Mark Ellyats Ocean Gladiator is another good book , for a different view of deep diving. The Coniston mine dive was an interesting read
Longshot but earlier tonight before reading this thread I just suggested "The Darkness Beckons" to my wife for her family's secret santa to me and was told it was beyond budget. If anyone has a copy they want to pass on to a good cause....
"The Last Dive", by Bernie Chowdury, is a good read for anyone who wants to learn all about the mysteries of cave and wreck diving and also a bit cheaper than the tome above!
I’ve done quite a bit of cave diving over the last 15years or so. I started normal diving at university and then fancied it as a technical exercise so we went a got some proper training with some mates. My cave diving is mostly in large resurgence type caves in Florida and France. These generally have half decent visibility of 2-30m and are rarely smaller than half a door for any extended distance. We’ve been surveying a cave in the Dordogne for the last decade.
If you approach it with a similar mindset to learning to fly or some other high risk procedure-based exercise like working on high voltage or a railway, it’s really not the horrific, adrenaline fuelled thing that most people imagine. I’m a wimp, don’t do rollercoasters or fast cars and I’m happy enough doing it. I’ve done some dives that are 1km and an hour from the entrance. No superstitions or psyching myself up. No chance I’d get in the water with someone who felt that necessary.
More recently I’ve started ‘dry’ caving in the Dales and really enjoy that too. Full body workout and can be quite technical with the SRT stuff.

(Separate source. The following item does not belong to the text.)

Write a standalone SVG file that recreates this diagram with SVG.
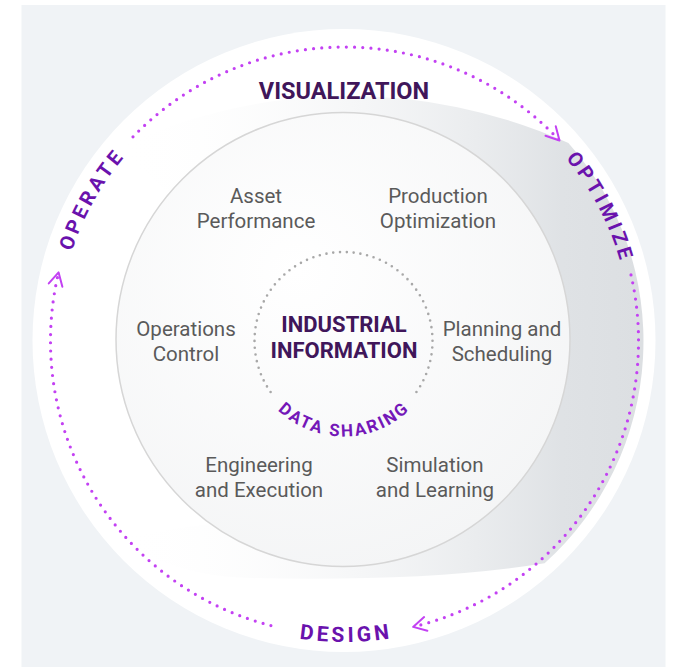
<svg xmlns="http://www.w3.org/2000/svg" width="674" height="669" viewBox="0 0 674 669">
<defs>
<style>
.lbl{font-family:Roboto,'Liberation Sans',sans-serif;font-size:20.5px;fill:#5a5a5a;text-anchor:middle}
.core{font-family:Roboto,'Liberation Sans',sans-serif;font-size:22px;font-weight:700;fill:#40165a;text-anchor:middle}
.ring{font-family:Roboto,'Liberation Sans',sans-serif;font-size:20px;font-weight:700;fill:#6a12ad;letter-spacing:3.5px}
.share{font-family:Roboto,'Liberation Sans',sans-serif;font-size:17px;font-weight:700;fill:#7417b8;letter-spacing:2.2px}
.flow{fill:none;stroke:#c341f3;stroke-width:3.2;stroke-linecap:round;stroke-dasharray:0 8.2}
.gdots{fill:none;stroke:#a8a8a8;stroke-width:2.6;stroke-linecap:round;stroke-dasharray:0 6.8}
</style>
<linearGradient id="rib" gradientUnits="userSpaceOnUse" x1="120" y1="0" x2="640" y2="0">
<stop offset="0" stop-color="#ffffff" stop-opacity="0"/>
<stop offset="0.5" stop-color="#eceef0" stop-opacity="0.6"/>
<stop offset="0.85" stop-color="#dfe2e5"/>
<stop offset="1" stop-color="#dcdfe2"/>
</linearGradient>
<radialGradient id="inner" cx="0.4" cy="0.35" r="0.75">
<stop offset="0" stop-color="#ffffff"/>
<stop offset="1" stop-color="#f3f4f5"/>
</radialGradient>
<marker id="arr" markerUnits="userSpaceOnUse" markerWidth="30" markerHeight="30" viewBox="-15 -15 30 30" refX="0" refY="0" orient="auto" overflow="visible">
<path d="M-13,-7 L0,0 L-13,7" fill="none" stroke="#c341f3" stroke-width="2" stroke-linecap="round" stroke-linejoin="round"/>
</marker>
<path id="pOperate" d="M57.5,344.8 A287,287 0 0 1 197.8,94.4"/>
<path id="pOptimize" d="M498.3,98.7 A287,287 0 0 1 631.2,353"/>
<path id="pDesign" d="M195.4,602.4 A301,301 0 0 0 496.4,600.9"/>
<path id="pShare" d="M249.45,357.6 A95.5,95.5 0 0 0 437.8,355.9"/>
</defs>

<rect x="21.5" y="5" width="644" height="662" fill="#f0f3f6"/>
<circle cx="344" cy="340.5" r="311.5" fill="#ffffff"/>
<path d="M115.5,148.8 A540,540 0 0 1 568.4,142.9 A299,299 0 0 1 544.6,563.2 Q430,582 250,578 Q170,576 120,538 Q300,505 450,515 L300,300 Z" fill="url(#rib)"/>
<circle cx="343" cy="339.5" r="227" fill="url(#inner)" stroke="#d6d6d6" stroke-width="1.5"/>

<g id="connectors">
<path class="flow" d="M133,136.8 A294,294 0 0 1 559.5,140.5" marker-end="url(#arr)"/>
<path class="flow" d="M631,274.9 A294,294 0 0 1 413.1,626.9" marker-end="url(#arr)"/>
<path class="flow" d="M270.9,625.6 A294,294 0 0 1 58.6,272.4" marker-end="url(#arr)"/>
</g>

<g id="operate"><text class="ring"><textPath href="#pOperate" startOffset="50%" text-anchor="middle">OPERATE</textPath></text></g>
<g id="optimize"><text class="ring"><textPath href="#pOptimize" startOffset="50%" text-anchor="middle">OPTIMIZE</textPath></text></g>
<g id="design"><text class="ring" style="font-size:21px;letter-spacing:3.4px"><textPath href="#pDesign" startOffset="50%" text-anchor="middle">DESIGN</textPath></text></g>

<g id="visualization"><text x="344" y="98.5" class="core" style="font-size:23.5px">VISUALIZATION</text></g>

<g id="asset-performance"><text class="lbl" x="256" y="203">Asset</text><text class="lbl" x="256" y="228">Performance</text></g>
<g id="production-optimization"><text class="lbl" x="438" y="203">Production</text><text class="lbl" x="438" y="228">Optimization</text></g>
<g id="operations-control"><text class="lbl" x="186" y="336">Operations</text><text class="lbl" x="186" y="361">Control</text></g>
<g id="planning-scheduling"><text class="lbl" x="502" y="336">Planning and</text><text class="lbl" x="502" y="361">Scheduling</text></g>
<g id="engineering-execution"><text class="lbl" x="259" y="472">Engineering</text><text class="lbl" x="259" y="497">and Execution</text></g>
<g id="simulation-learning"><text class="lbl" x="435" y="472">Simulation</text><text class="lbl" x="435" y="497">and Learning</text></g>

<g id="industrial-information">
<path class="gdots" d="M270.6,392.05 A89,89 0 1 1 412.7,397"/>
<text class="core" x="344" y="332">INDUSTRIAL</text>
<text class="core" x="344" y="358">INFORMATION</text>
<text class="share"><textPath href="#pShare" startOffset="50%" text-anchor="middle">DATA SHARING</textPath></text>
</g>
</svg>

I’d never say never to it, but some of the tight, zero vis and unstable boulder choke type cave diving going on up here doesn’t really appeal. I feel like a total amateur compared to some of the exploration uk cave dives that have been done over the last few decades. Really cutting edge in the sense that a lot of the skills were learnt by experimentation without the structure of training nowadays. Into completely virgin underwater passage. Also, a lot of this diving is solo (without a buddy/team), entirely because you can’t fit two people into the spaces involved.

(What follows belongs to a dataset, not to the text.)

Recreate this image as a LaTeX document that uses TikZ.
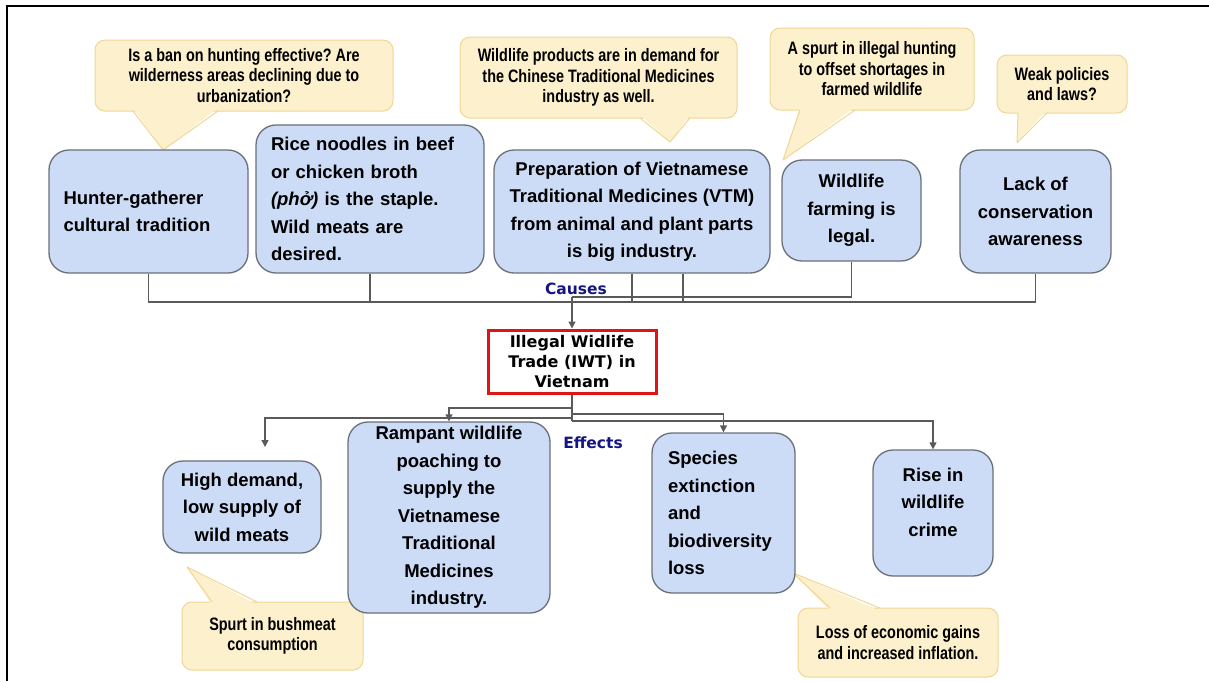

As you're probably aware, cave diving in the UK was developed by cavers as a means to pass a sump, hopefully to reach unexplored dry cave beyond. I think it was some time before it became an end in itself. An early example would have been the Keld Head to West Kingsdale Mastercave link in 1978 where they knew both ends beforehand so it was the challenge of linking them together underwater. I remember following it and the YTV documentary 'Underground Eiger' available on YouTube. It was very sad when Oliver Statham committed suicide not long after. As you say, it's because of the nature of the sumps that UK cave divers are cavers who become divers rather than what seems to be the norm in the States with big, wide open sumps and good visibility. Free diving a short sump was my limit but I used to love reading about the discoveries. It was all about filling out the bigger picture. I remember years ago chatting to one of the divers pushing Malham Cove rising as he described how they'd built a scaffold cage to keep the roof from falling in while they pulled rocks out of the way. Flat out, in very poor viz, hundreds of metre in! That's keen.

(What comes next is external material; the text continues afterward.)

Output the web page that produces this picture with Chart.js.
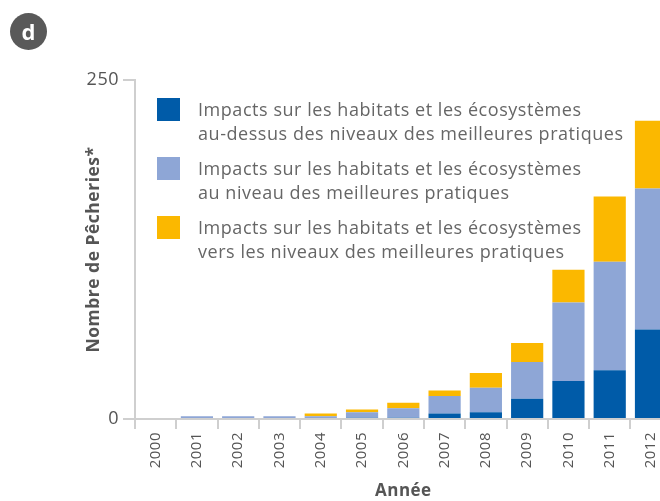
<!DOCTYPE html>
<html><head><meta charset="utf-8">
<script src="https://cdn.jsdelivr.net/npm/chart.js@4"></script>
<style>
html,body{margin:0;padding:0;width:660px;height:501px;overflow:hidden;background:#fff;font-family:"Open Sans",sans-serif}
#wrap{position:relative;width:660px;height:501px;overflow:hidden}
#c{position:absolute;left:0;top:0}
#badge{position:absolute;left:10px;top:13px;width:37px;height:37px;border-radius:50%;background:#595959;color:#fff;font:bold 22px "Open Sans",sans-serif;text-align:center;line-height:36px}
#legend{position:absolute;left:157px;top:98px}
.item{position:relative;height:59px}
.sw{position:absolute;left:0;top:0;width:23px;height:23px}
.txt{position:absolute;left:41px;top:-1px;font-size:18px;line-height:24px;letter-spacing:0.55px;color:#666;white-space:nowrap}
</style></head>
<body><div id="wrap">
<canvas id="c" width="672" height="501" style="width:672px;height:501px"></canvas>
<div id="badge">d</div>
<div id="legend"></div>
</div>
<script>
const years = ['2000','2001','2002','2003','2004','2005','2006','2007','2008','2009','2010','2011','2012'];
const aboveBest = [0,0,0,0,0,1,1,4,5,15,28,36,66];
const atBest    = [0,2,2,2,2,4,7,13,18,27,58,80,104];
const towardBest= [0,0,0,0,2,2,4,4,11,14,24,48,50];
const seriesNames = [
  ['Impacts sur les habitats et les écosystèmes','au-dessus des niveaux des meilleures pratiques'],
  ['Impacts sur les habitats et les écosystèmes','au niveau des meilleures pratiques'],
  ['Impacts sur les habitats et les écosystèmes','vers les niveaux des meilleures pratiques']
];
const seriesColors = ['#005BA8','#8EA6D6','#FBB800'];
const yTicks = [0,250];
const xTitle = 'Année';
const yTitle = 'Nombre de Pêcheries*';

const values = [aboveBest, atBest, towardBest];
const leg = document.getElementById('legend');
seriesNames.forEach((n,i)=>{
  const it=document.createElement('div');it.className='item';
  const sw=document.createElement('div');sw.className='sw';sw.style.background=seriesColors[i];
  const tx=document.createElement('div');tx.className='txt';tx.innerHTML=n.join('<br>');
  it.appendChild(sw);it.appendChild(tx);leg.appendChild(it);
});

function setSpacing(chart){ try{chart.ctx.letterSpacing='0.5px';}catch(e){} }
const spacing = {id:'spacing', afterInit:setSpacing, beforeUpdate:setSpacing, beforeLayout:setSpacing, beforeDraw:setSpacing};

const gridCol = '#cfcfcf';
new Chart(document.getElementById('c'), {
  type:'bar',
  data:{
    labels: years,
    datasets: values.map((v,i)=>({
      label: seriesNames[i].join(' '),
      data: v,
      backgroundColor: seriesColors[i],
      borderWidth: 0,
      barPercentage: 0.78,
      categoryPercentage: 1
    }))
  },
  plugins:[spacing],
  options:{
    responsive:false,
    animation:false,
    layout:{padding:{top:80,right:0,bottom:0,left:0}},
    plugins:{legend:{display:false},tooltip:{enabled:false}},
    scales:{
      x:{
        stacked:true,
        grid:{offset:true,drawOnChartArea:false,drawTicks:true,tickLength:10,color:gridCol,lineWidth:2},
        border:{color:gridCol,width:2},
        ticks:{minRotation:90,maxRotation:90,padding:3,color:'#555',font:{family:'Open Sans',size:15}},
        title:{display:true,text:xTitle,color:'#555',font:{family:'Open Sans',size:17,weight:'bold'},padding:{top:0,bottom:0}},
        afterFit:(s)=>{s.height=82;}
      },
      y:{
        stacked:true,
        min:0,max:250,
        afterBuildTicks:(s)=>{s.ticks=yTicks.map(v=>({value:v}));},
        grid:{drawOnChartArea:false,drawTicks:true,tickLength:12,color:gridCol,lineWidth:2},
        border:{color:gridCol,width:2},
        ticks:{padding:4,color:'#555',font:{family:'Open Sans',size:18}},
        title:{display:true,text:yTitle,color:'#555',font:{family:'Open Sans',size:17.5,weight:'bold'},padding:{top:84,bottom:0}},
        afterFit:(s)=>{s.width=135;}
      }
    }
  }
});
</script>
</body></html>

I thought Wild Raving was when a sound system was dragged into Horseshoe and lots of Yooths bopped along to the latest chart hits? For years I attributed the little steel canisters to ignorant mountain bikers fixing punctures but it turns out I was wrong.
> "The Last Dive", by Bernie Chowdury, is a good read for anyone who wants to learn all about the mysteries of cave and wreck diving and also a bit cheaper than the tome above!
I think I read this years ago and agree it was very good. Didn't he dive down to a wrecked liner in the St Lawrence River, the Empress of something-or-other? Did it also describe a father/son team who died inside a wrecked U-boat?
Blind Descent by James M Tabor "the quest to discover the deepest place on earth" is rather American but well worth a read. Early homemade rebreathers etc.
Might be of interest - Simon Beck has started going down Mossdale again; this is from last month: youtube.com/watch?v=Hrfed3KKWsA&
> At Uni we called it Hotpoling. We had a club t-shirt with the slogan and everything.
In Lancashire they call it Hotpotting.
> sure it wasn't trail biking? or cold weather/open country biking (to use the swimming lingo)
> sure it wasn't trail biking? or cold weather/open country biking (to use the swimming lingo)
Trail biking is just tame biking isn’t it?
> Might be of interest - Simon Beck has started going down Mossdale again; this is from last month: youtube.com/watch?v=Hrfed3KKWsA&
I've watched quite a few of his videos. He's obviously got a connection with the cave that goes beyond the ordinary. I went in twice, back in the early nineties. My furthest in was through the Marathon crawls (where the victims of the 1967 tragedy met their end) up into the High Level Mud Caverns where they were buried a few years later. It's definitely a sobering place. As we headed out I noticed that I'd left my small bag somewhere and headed back further in to look for it. I was actually quite spooked to be on my own which I've never felt in any other cave. The sounds of the cave become more pronounced and can sound like voices. I was very glad to find my bag and then catch my friends back up. The great thing about Simon's videos is that it allows me to revisit a place I am likely to never see again.
That's the one - is it the Andrea Doria you are thinking of? It's on the shelf next to me so I could just look but guessing is more fun.
> That's the one - is it the Andrea Doria you are thinking of? It's on the shelf next to me so I could just look but guessing is more fun.
Andrea Doria rings a bell. It's a long time since I read Choudhury's book. I used to get lots of these kinds of books out of the library and memory get hazy.
A bit of googling suggests the wreck I have in mind is the Empress of Ireland which sank in relatively shallow water. I'm not sure if Choudhury features it in his book or if I'm just misremembering.